── DATASET EXCERPT

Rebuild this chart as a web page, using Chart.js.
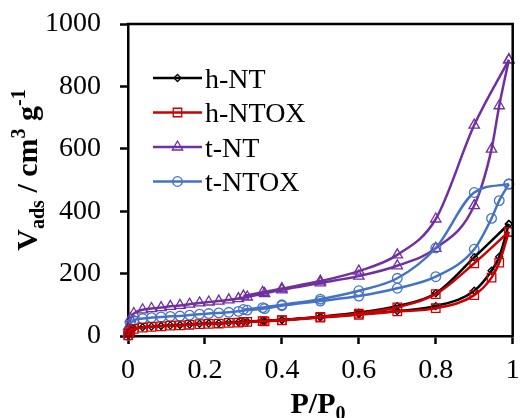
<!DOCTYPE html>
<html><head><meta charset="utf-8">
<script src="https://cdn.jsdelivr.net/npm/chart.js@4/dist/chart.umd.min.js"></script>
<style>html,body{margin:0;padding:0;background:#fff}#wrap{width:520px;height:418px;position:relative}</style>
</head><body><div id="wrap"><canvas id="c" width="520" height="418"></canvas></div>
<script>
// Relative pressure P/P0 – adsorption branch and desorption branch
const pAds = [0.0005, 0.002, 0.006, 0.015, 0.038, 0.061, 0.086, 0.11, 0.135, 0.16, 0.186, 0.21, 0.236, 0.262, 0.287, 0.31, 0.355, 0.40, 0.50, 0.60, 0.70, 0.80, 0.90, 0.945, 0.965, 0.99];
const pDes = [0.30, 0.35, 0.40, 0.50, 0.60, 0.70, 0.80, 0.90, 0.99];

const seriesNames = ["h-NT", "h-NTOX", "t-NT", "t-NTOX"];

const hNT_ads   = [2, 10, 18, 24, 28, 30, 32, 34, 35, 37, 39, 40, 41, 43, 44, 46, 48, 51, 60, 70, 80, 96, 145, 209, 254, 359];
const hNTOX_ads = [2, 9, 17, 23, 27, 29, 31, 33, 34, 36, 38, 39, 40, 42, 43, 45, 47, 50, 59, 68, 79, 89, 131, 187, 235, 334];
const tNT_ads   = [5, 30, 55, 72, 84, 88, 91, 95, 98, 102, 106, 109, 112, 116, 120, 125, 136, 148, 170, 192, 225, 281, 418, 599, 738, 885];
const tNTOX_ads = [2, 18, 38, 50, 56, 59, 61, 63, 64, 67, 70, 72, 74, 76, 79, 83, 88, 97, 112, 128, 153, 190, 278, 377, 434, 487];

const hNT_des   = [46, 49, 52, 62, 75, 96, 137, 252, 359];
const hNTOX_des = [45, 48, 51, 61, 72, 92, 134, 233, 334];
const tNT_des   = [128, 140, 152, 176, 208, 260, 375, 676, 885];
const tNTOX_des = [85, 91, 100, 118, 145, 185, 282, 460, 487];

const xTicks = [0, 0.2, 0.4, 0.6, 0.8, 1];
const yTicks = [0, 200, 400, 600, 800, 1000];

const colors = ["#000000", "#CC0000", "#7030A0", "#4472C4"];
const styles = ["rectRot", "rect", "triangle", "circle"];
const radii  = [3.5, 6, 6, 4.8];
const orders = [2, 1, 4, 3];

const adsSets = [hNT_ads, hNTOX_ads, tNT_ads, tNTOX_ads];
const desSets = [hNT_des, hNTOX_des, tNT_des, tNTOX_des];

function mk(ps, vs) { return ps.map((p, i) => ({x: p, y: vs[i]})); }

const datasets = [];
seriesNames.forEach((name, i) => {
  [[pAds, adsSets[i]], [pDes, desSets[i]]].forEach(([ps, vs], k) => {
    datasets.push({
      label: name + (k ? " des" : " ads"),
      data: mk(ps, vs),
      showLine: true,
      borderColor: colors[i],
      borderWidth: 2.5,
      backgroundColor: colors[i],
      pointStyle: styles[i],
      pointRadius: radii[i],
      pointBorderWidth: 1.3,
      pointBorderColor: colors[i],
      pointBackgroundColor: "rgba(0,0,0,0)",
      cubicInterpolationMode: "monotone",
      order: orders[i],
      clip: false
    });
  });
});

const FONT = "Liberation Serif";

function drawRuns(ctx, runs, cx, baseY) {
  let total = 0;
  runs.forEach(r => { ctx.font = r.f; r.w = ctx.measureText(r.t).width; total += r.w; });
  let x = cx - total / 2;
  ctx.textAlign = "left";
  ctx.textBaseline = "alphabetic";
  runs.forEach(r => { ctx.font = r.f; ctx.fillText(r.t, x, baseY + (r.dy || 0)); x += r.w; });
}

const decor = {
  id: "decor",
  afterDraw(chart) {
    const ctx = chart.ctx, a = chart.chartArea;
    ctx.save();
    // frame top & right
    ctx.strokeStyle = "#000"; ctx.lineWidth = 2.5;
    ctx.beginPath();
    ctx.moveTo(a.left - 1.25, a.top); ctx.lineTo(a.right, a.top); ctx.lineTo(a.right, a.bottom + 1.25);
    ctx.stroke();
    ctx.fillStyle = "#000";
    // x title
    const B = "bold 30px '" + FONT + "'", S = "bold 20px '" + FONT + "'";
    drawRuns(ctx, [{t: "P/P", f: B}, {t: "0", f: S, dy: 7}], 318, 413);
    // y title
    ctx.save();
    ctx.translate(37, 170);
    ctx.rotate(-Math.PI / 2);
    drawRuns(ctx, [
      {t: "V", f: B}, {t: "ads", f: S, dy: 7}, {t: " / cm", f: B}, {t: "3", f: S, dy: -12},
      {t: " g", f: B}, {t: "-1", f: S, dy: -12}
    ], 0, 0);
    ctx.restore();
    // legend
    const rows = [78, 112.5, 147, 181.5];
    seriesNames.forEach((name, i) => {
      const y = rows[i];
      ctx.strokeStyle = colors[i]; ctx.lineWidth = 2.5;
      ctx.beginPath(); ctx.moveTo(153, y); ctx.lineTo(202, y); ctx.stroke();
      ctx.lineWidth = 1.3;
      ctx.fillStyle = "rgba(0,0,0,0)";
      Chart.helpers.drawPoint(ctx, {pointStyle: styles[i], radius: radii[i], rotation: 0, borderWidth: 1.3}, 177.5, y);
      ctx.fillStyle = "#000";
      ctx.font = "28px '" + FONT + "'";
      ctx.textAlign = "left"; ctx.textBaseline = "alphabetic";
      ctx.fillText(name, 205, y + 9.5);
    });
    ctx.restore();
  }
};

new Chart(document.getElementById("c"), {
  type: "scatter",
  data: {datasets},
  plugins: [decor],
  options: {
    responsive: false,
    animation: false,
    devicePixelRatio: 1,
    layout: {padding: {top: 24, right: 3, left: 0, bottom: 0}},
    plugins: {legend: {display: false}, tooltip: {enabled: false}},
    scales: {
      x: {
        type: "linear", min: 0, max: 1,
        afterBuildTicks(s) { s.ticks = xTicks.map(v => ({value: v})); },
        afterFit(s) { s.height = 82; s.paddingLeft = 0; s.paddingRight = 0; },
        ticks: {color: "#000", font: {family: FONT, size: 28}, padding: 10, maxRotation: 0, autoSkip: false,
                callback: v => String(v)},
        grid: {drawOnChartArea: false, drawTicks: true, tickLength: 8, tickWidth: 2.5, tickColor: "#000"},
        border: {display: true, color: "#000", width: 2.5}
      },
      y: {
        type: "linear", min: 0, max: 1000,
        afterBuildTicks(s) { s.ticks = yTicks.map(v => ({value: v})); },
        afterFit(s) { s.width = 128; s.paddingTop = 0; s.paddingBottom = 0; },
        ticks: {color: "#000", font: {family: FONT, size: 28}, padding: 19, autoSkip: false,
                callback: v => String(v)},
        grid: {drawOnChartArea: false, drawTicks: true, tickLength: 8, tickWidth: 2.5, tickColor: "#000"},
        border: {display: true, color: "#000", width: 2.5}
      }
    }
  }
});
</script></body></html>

────

## STATED GOAL
In your copy, leave out the pictures and reproduce the material above exactly.

## RESULT OF THIS EXERCISE
Rebuild this chart as a web page, using Chart.js.
<!DOCTYPE html>
<html><head><meta charset="utf-8">
<script src="https://cdn.jsdelivr.net/npm/chart.js@4/dist/chart.umd.min.js"></script>
<style>html,body{margin:0;padding:0;background:#fff}#wrap{width:520px;height:418px;position:relative}</style>
</head><body><div id="wrap"><canvas id="c" width="520" height="418"></canvas></div>
<script>
// Relative pressure P/P0 – adsorption branch and desorption branch
const pAds = [0.0005, 0.002, 0.006, 0.015, 0.038, 0.061, 0.086, 0.11, 0.135, 0.16, 0.186, 0.21, 0.236, 0.262, 0.287, 0.31, 0.355, 0.40, 0.50, 0.60, 0.70, 0.80, 0.90, 0.945, 0.965, 0.99];
const pDes = [0.30, 0.35, 0.40, 0.50, 0.60, 0.70, 0.80, 0.90, 0.99];

const seriesNames = ["h-NT", "h-NTOX", "t-NT", "t-NTOX"];

const hNT_ads   = [2, 10, 18, 24, 28, 30, 32, 34, 35, 37, 39, 40, 41, 43, 44, 46, 48, 51, 60, 70, 80, 96, 145, 209, 254, 359];
const hNTOX_ads = [2, 9, 17, 23, 27, 29, 31, 33, 34, 36, 38, 39, 40, 42, 43, 45, 47, 50, 59, 68, 79, 89, 131, 187, 235, 334];
const tNT_ads   = [5, 30, 55, 72, 84, 88, 91, 95, 98, 102, 106, 109, 112, 116, 120, 125, 136, 148, 170, 192, 225, 281, 418, 599, 738, 885];
const tNTOX_ads = [2, 18, 38, 50, 56, 59, 61, 63, 64, 67, 70, 72, 74, 76, 79, 83, 88, 97, 112, 128, 153, 190, 278, 377, 434, 487];

const hNT_des   = [46, 49, 52, 62, 75, 96, 137, 252, 359];
const hNTOX_des = [45, 48, 51, 61, 72, 92, 134, 233, 334];
const tNT_des   = [128, 140, 152, 176, 208, 260, 375, 676, 885];
const tNTOX_des = [85, 91, 100, 118, 145, 185, 282, 460, 487];

const xTicks = [0, 0.2, 0.4, 0.6, 0.8, 1];
const yTicks = [0, 200, 400, 600, 800, 1000];

const colors = ["#000000", "#CC0000", "#7030A0", "#4472C4"];
const styles = ["rectRot", "rect", "triangle", "circle"];
const radii  = [3.5, 6, 6, 4.8];
const orders = [2, 1, 4, 3];

const adsSets = [hNT_ads, hNTOX_ads, tNT_ads, tNTOX_ads];
const desSets = [hNT_des, hNTOX_des, tNT_des, tNTOX_des];

function mk(ps, vs) { return ps.map((p, i) => ({x: p, y: vs[i]})); }

const datasets = [];
seriesNames.forEach((name, i) => {
  [[pAds, adsSets[i]], [pDes, desSets[i]]].forEach(([ps, vs], k) => {
    datasets.push({
      label: name + (k ? " des" : " ads"),
      data: mk(ps, vs),
      showLine: true,
      borderColor: colors[i],
      borderWidth: 2.5,
      backgroundColor: colors[i],
      pointStyle: styles[i],
      pointRadius: radii[i],
      pointBorderWidth: 1.3,
      pointBorderColor: colors[i],
      pointBackgroundColor: "rgba(0,0,0,0)",
      cubicInterpolationMode: "monotone",
      order: orders[i],
      clip: false
    });
  });
});

const FONT = "Liberation Serif";

function drawRuns(ctx, runs, cx, baseY) {
  let total = 0;
  runs.forEach(r => { ctx.font = r.f; r.w = ctx.measureText(r.t).width; total += r.w; });
  let x = cx - total / 2;
  ctx.textAlign = "left";
  ctx.textBaseline = "alphabetic";
  runs.forEach(r => { ctx.font = r.f; ctx.fillText(r.t, x, baseY + (r.dy || 0)); x += r.w; });
}

const decor = {
  id: "decor",
  afterDraw(chart) {
    const ctx = chart.ctx, a = chart.chartArea;
    ctx.save();
    // frame top & right
    ctx.strokeStyle = "#000"; ctx.lineWidth = 2.5;
    ctx.beginPath();
    ctx.moveTo(a.left - 1.25, a.top); ctx.lineTo(a.right, a.top); ctx.lineTo(a.right, a.bottom + 1.25);
    ctx.stroke();
    ctx.fillStyle = "#000";
    // x title
    const B = "bold 30px '" + FONT + "'", S = "bold 20px '" + FONT + "'";
    drawRuns(ctx, [{t: "P/P", f: B}, {t: "0", f: S, dy: 7}], 318, 413);
    // y title
    ctx.save();
    ctx.translate(37, 170);
    ctx.rotate(-Math.PI / 2);
    drawRuns(ctx, [
      {t: "V", f: B}, {t: "ads", f: S, dy: 7}, {t: " / cm", f: B}, {t: "3", f: S, dy: -12},
      {t: " g", f: B}, {t: "-1", f: S, dy: -12}
    ], 0, 0);
    ctx.restore();
    // legend
    const rows = [78, 112.5, 147, 181.5];
    seriesNames.forEach((name, i) => {
      const y = rows[i];
      ctx.strokeStyle = colors[i]; ctx.lineWidth = 2.5;
      ctx.beginPath(); ctx.moveTo(153, y); ctx.lineTo(202, y); ctx.stroke();
      ctx.lineWidth = 1.3;
      ctx.fillStyle = "rgba(0,0,0,0)";
      Chart.helpers.drawPoint(ctx, {pointStyle: styles[i], radius: radii[i], rotation: 0, borderWidth: 1.3}, 177.5, y);
      ctx.fillStyle = "#000";
      ctx.font = "28px '" + FONT + "'";
      ctx.textAlign = "left"; ctx.textBaseline = "alphabetic";
      ctx.fillText(name, 205, y + 9.5);
    });
    ctx.restore();
  }
};

new Chart(document.getElementById("c"), {
  type: "scatter",
  data: {datasets},
  plugins: [decor],
  options: {
    responsive: false,
    animation: false,
    devicePixelRatio: 1,
    layout: {padding: {top: 24, right: 3, left: 0, bottom: 0}},
    plugins: {legend: {display: false}, tooltip: {enabled: false}},
    scales: {
      x: {
        type: "linear", min: 0, max: 1,
        afterBuildTicks(s) { s.ticks = xTicks.map(v => ({value: v})); },
        afterFit(s) { s.height = 82; s.paddingLeft = 0; s.paddingRight = 0; },
        ticks: {color: "#000", font: {family: FONT, size: 28}, padding: 10, maxRotation: 0, autoSkip: false,
                callback: v => String(v)},
        grid: {drawOnChartArea: false, drawTicks: true, tickLength: 8, tickWidth: 2.5, tickColor: "#000"},
        border: {display: true, color: "#000", width: 2.5}
      },
      y: {
        type: "linear", min: 0, max: 1000,
        afterBuildTicks(s) { s.ticks = yTicks.map(v => ({value: v})); },
        afterFit(s) { s.width = 128; s.paddingTop = 0; s.paddingBottom = 0; },
        ticks: {color: "#000", font: {family: FONT, size: 28}, padding: 19, autoSkip: false,
                callback: v => String(v)},
        grid: {drawOnChartArea: false, drawTicks: true, tickLength: 8, tickWidth: 2.5, tickColor: "#000"},
        border: {display: true, color: "#000", width: 2.5}
      }
    }
  }
});
</script></body></html>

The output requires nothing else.